> _OBJECTIVE_: Extract the complete data exactly as given.

> _DATA PROVIDED_:
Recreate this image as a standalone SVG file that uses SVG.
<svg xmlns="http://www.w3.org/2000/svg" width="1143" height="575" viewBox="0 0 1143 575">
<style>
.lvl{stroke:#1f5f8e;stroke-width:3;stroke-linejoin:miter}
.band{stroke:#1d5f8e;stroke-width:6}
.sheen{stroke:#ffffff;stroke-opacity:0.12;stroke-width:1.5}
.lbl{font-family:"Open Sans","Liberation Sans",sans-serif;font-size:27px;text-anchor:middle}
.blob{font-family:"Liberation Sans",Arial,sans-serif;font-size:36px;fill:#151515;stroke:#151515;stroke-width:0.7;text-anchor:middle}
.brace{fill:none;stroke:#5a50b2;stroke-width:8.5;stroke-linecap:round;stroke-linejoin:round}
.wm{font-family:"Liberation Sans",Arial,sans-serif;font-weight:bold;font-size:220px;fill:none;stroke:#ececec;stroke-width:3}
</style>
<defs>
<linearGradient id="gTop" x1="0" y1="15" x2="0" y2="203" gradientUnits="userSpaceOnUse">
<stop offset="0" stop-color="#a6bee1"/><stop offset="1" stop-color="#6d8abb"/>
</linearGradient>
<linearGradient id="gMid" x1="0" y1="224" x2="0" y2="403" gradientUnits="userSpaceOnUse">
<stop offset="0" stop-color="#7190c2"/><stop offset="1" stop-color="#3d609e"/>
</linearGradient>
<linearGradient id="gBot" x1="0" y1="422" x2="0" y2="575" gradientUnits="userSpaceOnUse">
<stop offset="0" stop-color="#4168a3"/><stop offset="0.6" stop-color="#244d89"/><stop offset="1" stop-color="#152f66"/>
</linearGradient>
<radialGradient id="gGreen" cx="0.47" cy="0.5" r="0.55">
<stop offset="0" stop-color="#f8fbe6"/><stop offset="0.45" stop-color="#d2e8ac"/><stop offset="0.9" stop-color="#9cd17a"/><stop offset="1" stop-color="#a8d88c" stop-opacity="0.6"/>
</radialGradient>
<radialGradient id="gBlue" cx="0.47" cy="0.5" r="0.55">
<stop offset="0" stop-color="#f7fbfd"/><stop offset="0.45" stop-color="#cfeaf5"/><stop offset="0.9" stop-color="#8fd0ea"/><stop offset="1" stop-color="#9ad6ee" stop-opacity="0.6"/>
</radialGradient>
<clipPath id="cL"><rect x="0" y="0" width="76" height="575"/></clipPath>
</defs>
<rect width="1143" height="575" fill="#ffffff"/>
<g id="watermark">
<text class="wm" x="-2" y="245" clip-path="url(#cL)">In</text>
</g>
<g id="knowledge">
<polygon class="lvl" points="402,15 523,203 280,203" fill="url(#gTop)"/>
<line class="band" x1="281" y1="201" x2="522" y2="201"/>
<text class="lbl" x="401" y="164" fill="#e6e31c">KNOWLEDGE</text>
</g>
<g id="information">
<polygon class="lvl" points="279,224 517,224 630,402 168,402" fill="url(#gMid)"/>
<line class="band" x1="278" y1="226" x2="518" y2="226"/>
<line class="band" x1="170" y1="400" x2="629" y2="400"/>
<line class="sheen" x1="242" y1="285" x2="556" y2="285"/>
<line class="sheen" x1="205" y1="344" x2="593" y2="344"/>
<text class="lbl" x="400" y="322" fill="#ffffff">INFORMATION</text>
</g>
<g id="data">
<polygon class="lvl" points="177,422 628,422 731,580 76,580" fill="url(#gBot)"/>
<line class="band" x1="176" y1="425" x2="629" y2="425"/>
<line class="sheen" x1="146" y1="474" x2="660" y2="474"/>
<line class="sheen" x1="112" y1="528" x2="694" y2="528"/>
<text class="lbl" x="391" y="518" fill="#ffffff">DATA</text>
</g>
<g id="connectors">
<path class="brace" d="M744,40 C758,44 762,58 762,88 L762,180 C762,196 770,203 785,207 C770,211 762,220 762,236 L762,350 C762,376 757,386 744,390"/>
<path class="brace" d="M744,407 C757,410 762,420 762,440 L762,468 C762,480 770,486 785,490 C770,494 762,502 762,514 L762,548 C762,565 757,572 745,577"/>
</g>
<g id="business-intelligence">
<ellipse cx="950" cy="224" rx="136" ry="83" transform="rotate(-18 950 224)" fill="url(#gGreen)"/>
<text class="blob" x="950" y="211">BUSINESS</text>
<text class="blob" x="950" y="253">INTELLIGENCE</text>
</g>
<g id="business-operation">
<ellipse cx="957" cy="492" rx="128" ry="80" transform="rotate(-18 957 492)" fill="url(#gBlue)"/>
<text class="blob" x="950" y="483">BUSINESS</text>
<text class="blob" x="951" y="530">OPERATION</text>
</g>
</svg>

> _RESULT OF THE TASK_:
Recreate this image as a standalone SVG file that uses SVG.
<svg xmlns="http://www.w3.org/2000/svg" width="1143" height="575" viewBox="0 0 1143 575">
<style>
.lvl{stroke:#1f5f8e;stroke-width:3;stroke-linejoin:miter}
.band{stroke:#1d5f8e;stroke-width:6}
.sheen{stroke:#ffffff;stroke-opacity:0.12;stroke-width:1.5}
.lbl{font-family:"Open Sans","Liberation Sans",sans-serif;font-size:27px;text-anchor:middle}
.blob{font-family:"Liberation Sans",Arial,sans-serif;font-size:36px;fill:#151515;stroke:#151515;stroke-width:0.7;text-anchor:middle}
.brace{fill:none;stroke:#5a50b2;stroke-width:8.5;stroke-linecap:round;stroke-linejoin:round}
.wm{font-family:"Liberation Sans",Arial,sans-serif;font-weight:bold;font-size:220px;fill:none;stroke:#ececec;stroke-width:3}
</style>
<defs>
<linearGradient id="gTop" x1="0" y1="15" x2="0" y2="203" gradientUnits="userSpaceOnUse">
<stop offset="0" stop-color="#a6bee1"/><stop offset="1" stop-color="#6d8abb"/>
</linearGradient>
<linearGradient id="gMid" x1="0" y1="224" x2="0" y2="403" gradientUnits="userSpaceOnUse">
<stop offset="0" stop-color="#7190c2"/><stop offset="1" stop-color="#3d609e"/>
</linearGradient>
<linearGradient id="gBot" x1="0" y1="422" x2="0" y2="575" gradientUnits="userSpaceOnUse">
<stop offset="0" stop-color="#4168a3"/><stop offset="0.6" stop-color="#244d89"/><stop offset="1" stop-color="#152f66"/>
</linearGradient>
<radialGradient id="gGreen" cx="0.47" cy="0.5" r="0.55">
<stop offset="0" stop-color="#f8fbe6"/><stop offset="0.45" stop-color="#d2e8ac"/><stop offset="0.9" stop-color="#9cd17a"/><stop offset="1" stop-color="#a8d88c" stop-opacity="0.6"/>
</radialGradient>
<radialGradient id="gBlue" cx="0.47" cy="0.5" r="0.55">
<stop offset="0" stop-color="#f7fbfd"/><stop offset="0.45" stop-color="#cfeaf5"/><stop offset="0.9" stop-color="#8fd0ea"/><stop offset="1" stop-color="#9ad6ee" stop-opacity="0.6"/>
</radialGradient>
<clipPath id="cL"><rect x="0" y="0" width="76" height="575"/></clipPath>
</defs>
<rect width="1143" height="575" fill="#ffffff"/>
<g id="watermark">
<text class="wm" x="-2" y="245" clip-path="url(#cL)">In</text>
</g>
<g id="knowledge">
<polygon class="lvl" points="402,15 523,203 280,203" fill="url(#gTop)"/>
<line class="band" x1="281" y1="201" x2="522" y2="201"/>
<text class="lbl" x="401" y="164" fill="#e6e31c">KNOWLEDGE</text>
</g>
<g id="information">
<polygon class="lvl" points="279,224 517,224 630,402 168,402" fill="url(#gMid)"/>
<line class="band" x1="278" y1="226" x2="518" y2="226"/>
<line class="band" x1="170" y1="400" x2="629" y2="400"/>
<line class="sheen" x1="242" y1="285" x2="556" y2="285"/>
<line class="sheen" x1="205" y1="344" x2="593" y2="344"/>
<text class="lbl" x="400" y="322" fill="#ffffff">INFORMATION</text>
</g>
<g id="data">
<polygon class="lvl" points="177,422 628,422 731,580 76,580" fill="url(#gBot)"/>
<line class="band" x1="176" y1="425" x2="629" y2="425"/>
<line class="sheen" x1="146" y1="474" x2="660" y2="474"/>
<line class="sheen" x1="112" y1="528" x2="694" y2="528"/>
<text class="lbl" x="391" y="518" fill="#ffffff">DATA</text>
</g>
<g id="connectors">
<path class="brace" d="M744,40 C758,44 762,58 762,88 L762,180 C762,196 770,203 785,207 C770,211 762,220 762,236 L762,350 C762,376 757,386 744,390"/>
<path class="brace" d="M744,407 C757,410 762,420 762,440 L762,468 C762,480 770,486 785,490 C770,494 762,502 762,514 L762,548 C762,565 757,572 745,577"/>
</g>
<g id="business-intelligence">
<ellipse cx="950" cy="224" rx="136" ry="83" transform="rotate(-18 950 224)" fill="url(#gGreen)"/>
<text class="blob" x="950" y="211">BUSINESS</text>
<text class="blob" x="950" y="253">INTELLIGENCE</text>
</g>
<g id="business-operation">
<ellipse cx="957" cy="492" rx="128" ry="80" transform="rotate(-18 957 492)" fill="url(#gBlue)"/>
<text class="blob" x="950" y="483">BUSINESS</text>
<text class="blob" x="951" y="530">OPERATION</text>
</g>
</svg>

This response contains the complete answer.